West of SunshineVenice Film Festival 2017
Catharsis and a man’s attachment to his automobile are two overarching themes that are introduced in the opening scene of West of Sunshine. The blue colour palate in the first sequence and the use of running water foreshadow Jimmy’s (Damian Hill) dreary and unlucky day, which is about to unfold. His troubles stem from his gambling and his need to pay back a loan shark on the same day he needs to deliver packages for work and care for his estranged son Alex (Tyler Perham). Jim’s prized possession, his pristine vintage car, has been his primary focus rather than his family.
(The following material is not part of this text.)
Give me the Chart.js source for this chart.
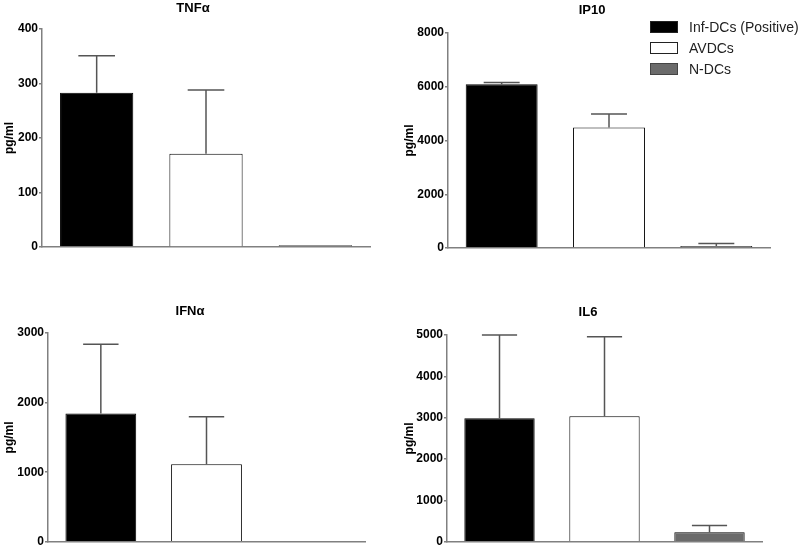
<!DOCTYPE html>
<html>
<head>
<meta charset="utf-8">
<script src="https://cdn.jsdelivr.net/npm/chart.js@4.4.1/dist/chart.umd.min.js"></script>
<style>
  html, body { margin: 0; padding: 0; background: #fff; }
  #wrap { position: relative; width: 800px; height: 550px; overflow: hidden; font-family: "Liberation Sans", Arial, sans-serif; }
  canvas { position: absolute; }
  .ttl { position: absolute; width: 120px; text-align: center; font: bold 13px "Liberation Sans", Arial, sans-serif; line-height: 16px; color: #000; }
  .leg { position: absolute; left: 650px; height: 20px; font: 14px "Liberation Sans", Arial, sans-serif; color: #222; }
  .sw { position: absolute; left: 0; top: 4px; width: 26px; height: 10px; border: 1px solid #222; }
  .lt { position: absolute; left: 39px; top: 0; line-height: 20px; white-space: nowrap; }
</style>
</head>
<body>
<div id="wrap">
  <canvas id="c1" width="400" height="275" style="left:0;top:0"></canvas>
  <canvas id="c2" width="400" height="275" style="left:400px;top:0"></canvas>
  <canvas id="c3" width="400" height="275" style="left:0;top:275px"></canvas>
  <canvas id="c4" width="400" height="275" style="left:400px;top:275px"></canvas>
  <div class="ttl" id="t1" style="left:133px;top:0px"></div>
  <div class="ttl" id="t2" style="left:532px;top:2px"></div>
  <div class="ttl" id="t3" style="left:130px;top:303px"></div>
  <div class="ttl" id="t4" style="left:528px;top:304px"></div>
  <div id="legend"></div>
</div>
<script>
// ---- data ----
const groups = ['Inf-DCs (Positive)', 'AVDCs', 'N-DCs'];
const groupColors = ['#000000', '#ffffff', '#6b6b6b'];
const titles = ['TNF\u03b1', 'IP10', 'IFN\u03b1', 'IL6'];
const yLabel = 'pg/ml';

const tnfMean = [283, 171, 3];
const tnfSD   = [68, 117, 0];
const ip10Mean = [6090, 4485, 75];
const ip10SD   = [70, 500, 90];
const ifnMean = [1845, 1115, 0];
const ifnSD   = [995, 680, 0];
const il6Mean = [2990, 3035, 230];
const il6SD   = [2010, 1920, 165];

const tnfTicks = [0, 400, 100];
const ip10Ticks = [0, 8000, 2000];
const ifnTicks = [0, 3000, 1000];
const il6Ticks = [0, 5000, 1000];

// ---- error bar plugin ----
const errorBars = {
  id: 'errorBars',
  afterDatasetsDraw(chart, args, opts) {
    const sds = opts.sd || [];
    const ctx = chart.ctx;
    const meta = chart.getDatasetMeta(0);
    const ys = chart.scales.y;
    const vals = chart.data.datasets[0].data;
    ctx.save();
    ctx.strokeStyle = '#555';
    ctx.lineWidth = 1.5;
    meta.data.forEach((bar, i) => {
      const sd = sds[i];
      if (!sd) return;
      const yTop = ys.getPixelForValue(vals[i] + sd);
      const yBar = ys.getPixelForValue(vals[i]);
      const half = bar.width / 4;
      ctx.beginPath();
      ctx.moveTo(bar.x, yBar);
      ctx.lineTo(bar.x, yTop);
      ctx.moveTo(bar.x - half, yTop);
      ctx.lineTo(bar.x + half, yTop);
      ctx.stroke();
    });
    ctx.restore();
  }
};

const font = '"Liberation Sans", Arial, sans-serif';

function makeChart(id, means, sds, ticks, g) {
  return new Chart(document.getElementById(id), {
    type: 'bar',
    data: {
      labels: groups,
      datasets: [{
        data: means,
        backgroundColor: groupColors,
        borderColor: '#000',
        borderWidth: 1,
        barPercentage: 0.67,
        categoryPercentage: 1.0
      }]
    },
    options: {
      responsive: false,
      animation: false,
      devicePixelRatio: 1,
      layout: { padding: { top: g.top, left: 0, right: 400 - g.right, bottom: 275 - g.bottom }, autoPadding: false },
      plugins: {
        legend: { display: false },
        title: { display: false },
        tooltip: { enabled: false },
        errorBars: { sd: sds }
      },
      scales: {
        x: {
          ticks: { display: false },
          grid: { display: false },
          border: { display: true, color: '#808080', width: 1.5 },
          afterFit(s) { s.height = 0; }
        },
        y: {
          min: ticks[0], max: ticks[1],
          ticks: { stepSize: ticks[2], color: '#000', font: { family: font, size: 12, weight: 'bold' }, padding: 1, callback: v => String(v) },
          grid: { drawOnChartArea: false, drawTicks: true, tickLength: 3, color: '#808080', lineWidth: 1.5 },
          border: { display: true, color: '#808080', width: 1.5 },
          title: { display: true, text: yLabel, color: '#000', font: { family: font, size: 12, weight: 'bold' }, padding: { top: 2, bottom: 0 } },
          afterFit(s) { s.width = g.axisX; }
        }
      }
    },
    plugins: [errorBars]
  });
}

makeChart('c1', tnfMean, tnfSD, tnfTicks, { axisX: 42, top: 29, bottom: 247, right: 370 });
makeChart('c2', ip10Mean, ip10SD, ip10Ticks, { axisX: 48, top: 33, bottom: 248, right: 370 });
makeChart('c3', ifnMean, ifnSD, ifnTicks, { axisX: 48, top: 58, bottom: 271, right: 365 });
makeChart('c4', il6Mean, il6SD, il6Ticks, { axisX: 47, top: 60, bottom: 271, right: 362 });

['t1', 't2', 't3', 't4'].forEach((id, i) => { document.getElementById(id).textContent = titles[i]; });

// legend
const legendTops = [17, 38, 59];
const legend = document.getElementById('legend');
groups.forEach((name, i) => {
  const row = document.createElement('div');
  row.className = 'leg';
  row.style.top = legendTops[i] + 'px';
  const sw = document.createElement('div');
  sw.className = 'sw';
  sw.style.background = groupColors[i];
  if (i === 2) sw.style.borderColor = '#444';
  const t = document.createElement('div');
  t.className = 'lt';
  t.textContent = name;
  row.appendChild(sw); row.appendChild(t);
  legend.appendChild(row);
});
</script>
</body>
</html>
In his debut feature, Australian writer-director Jason Raftopoulos allows a full four minutes to pass before any speech enters the story. If only the entire narrative could be told through the images and soundtrack rather than the poorly constructed dialogue. Hill’s delivery is not that believable and takes away from the interesting camera angles and great cinematography provided by director of photography Thom Neal. The images and music are given a front seat to conversation but that isn’t enough to make up for some strange lines.
Jim’s precious car moves the plot along not only physically but also emotionally. It’s unfortunate that the big climactic scene is a bit of a letdown, with unrealistic direction and odd editing. A script doctor should have cleaned up the dialogue and made the interaction between Jim and bad guy Banos (Tony Nikolakopoulos) more tense, more something, just more.
Some of the most memorable moments are when Jim and his son are travelling around in his beautiful car, delivering a variety of packages around Melbourne’s West. The camera framing and sun-drenched lighting are spot on and the interactions with an array of people make for interesting storytelling. The shots in and around Jim’s car are well-paced and reflect its importance in his world; one camera placement shooting the car’s wheels is a fun choice.
As this is an indie film, there seems to be some sort of gritty or lesser quality to the shots. The images, while very moving and convincing, occasionally look cheap, which is probably a purposeful choice. It will be fascinating to see where Raftopoulos’s filmmaking career goes from here after his impressive premiere in the Orizzonti section at the 2017 Venice Film Festival. At least, visually speaking, his feature debut is a success and it would be nice to see him direct something penned by a more seasoned screenwriter.
West of Sunshine does not have a UK release date yet.